Everyone has the same technology to be productive and efficient. It is the intangibles that separate the good from the great. These characteristics can’t show up in KPIs or stat sheets, but they affect recruiter performance. No one was born with the intangibles: they come with discipline and practice.

  • True connection. Those with conviction want to understand the other person. It doesn’t come from manipulation, and they will help whether the candidate whether they want a job or not.
  • Protective of time. Great recruiters don’t waste time on things that don’t matter and don’t delay what needs to get done. They won’t spend time on a call that doesn’t warrant their time or scroll social media instead of attending to their candidates.

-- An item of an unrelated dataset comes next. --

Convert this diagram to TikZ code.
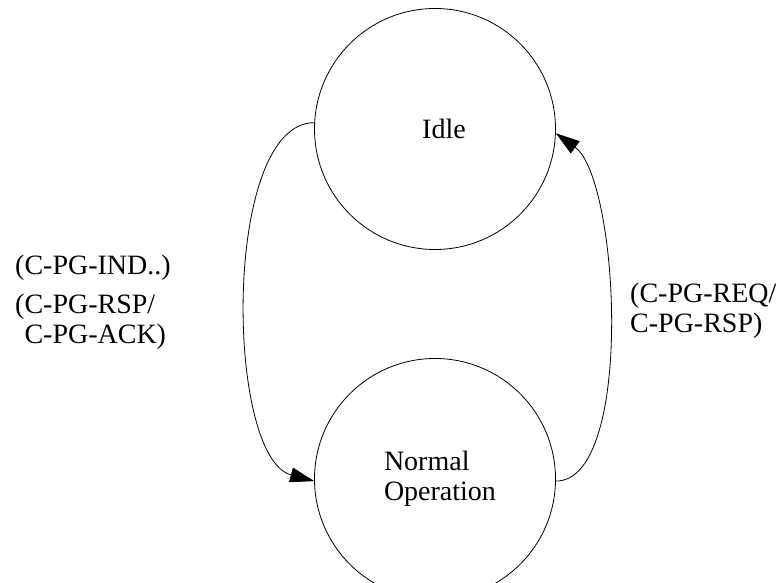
\documentclass[tikz,border=0pt]{standalone}
\usepackage{fontspec}
\setmainfont{Liberation Serif}
\usetikzlibrary{arrows.meta}

\begin{document}
\begin{tikzpicture}[x=1pt,y=1pt,
        state/.style={draw,circle,minimum size=241pt,inner sep=0pt,line width=0.8pt},
        trans/.style={->,line width=0.8pt},
        msg/.style={anchor=west,inner sep=0pt,align=left},
        >={Triangle[length=24pt,width=15pt]},
        font=\rmfamily\fontsize{28}{30}\selectfont]
        \clip (0,0) rectangle (779,583);
        \node[state] (idle) at (435,454) {\hspace*{18pt}Idle};
        \node[state,align=left] (normal) at (435,104) {\hspace*{10pt}Normal\\\hspace*{10pt}Operation};
        \draw[trans] (idle.177) to[out=180,in=165,looseness=0.66] (normal.181);
        \draw[trans] (normal.-1) to[out=0,in=-36,looseness=0.58] (idle.-2);
        \node[msg] (ind) at (15,315) {(C-PG-IND..)};
        \node[msg] (rspack) at (15,261) {(C-PG-RSP/\\\phantom{(}C-PG-ACK)};
        \node[msg] (reqrsp) at (630,272) {(C-PG-REQ/\\C-PG-RSP)};
    \end{tikzpicture}
\end{document}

  • Bravery. Sometimes we’re afraid to deal with uncomfortable conversations or don’t care to reach out to others. However, our responsiveness will affect the client and candidate experience. Recruiters with conviction at least acknowledge an attempt to reach them, even if they don’t have the answer they need yet or are afraid of a difficult conversation.
  • Acknowledge the unspoken. Recruiters with conviction are not manipulative, but they understand how difficult it is for candidates to tell the truth. Few candidates will be candid with what they don’t like. The best recruiters can identify what their candidate doesn’t say and give them space to bring up issues.
  • Confront the difficult. Great recruiters don’t delay bad news. They say it in person—this is why it is vital for companies to tell the truth. A company culture that hides from the truth can’t have conviction.

Conviction comes from intentional, daily practice and discipline. It requires leaning into the challenging and uncomfortable to care for the candidate, client, and co-workers. However, it is impossible to become a great recruiter without it.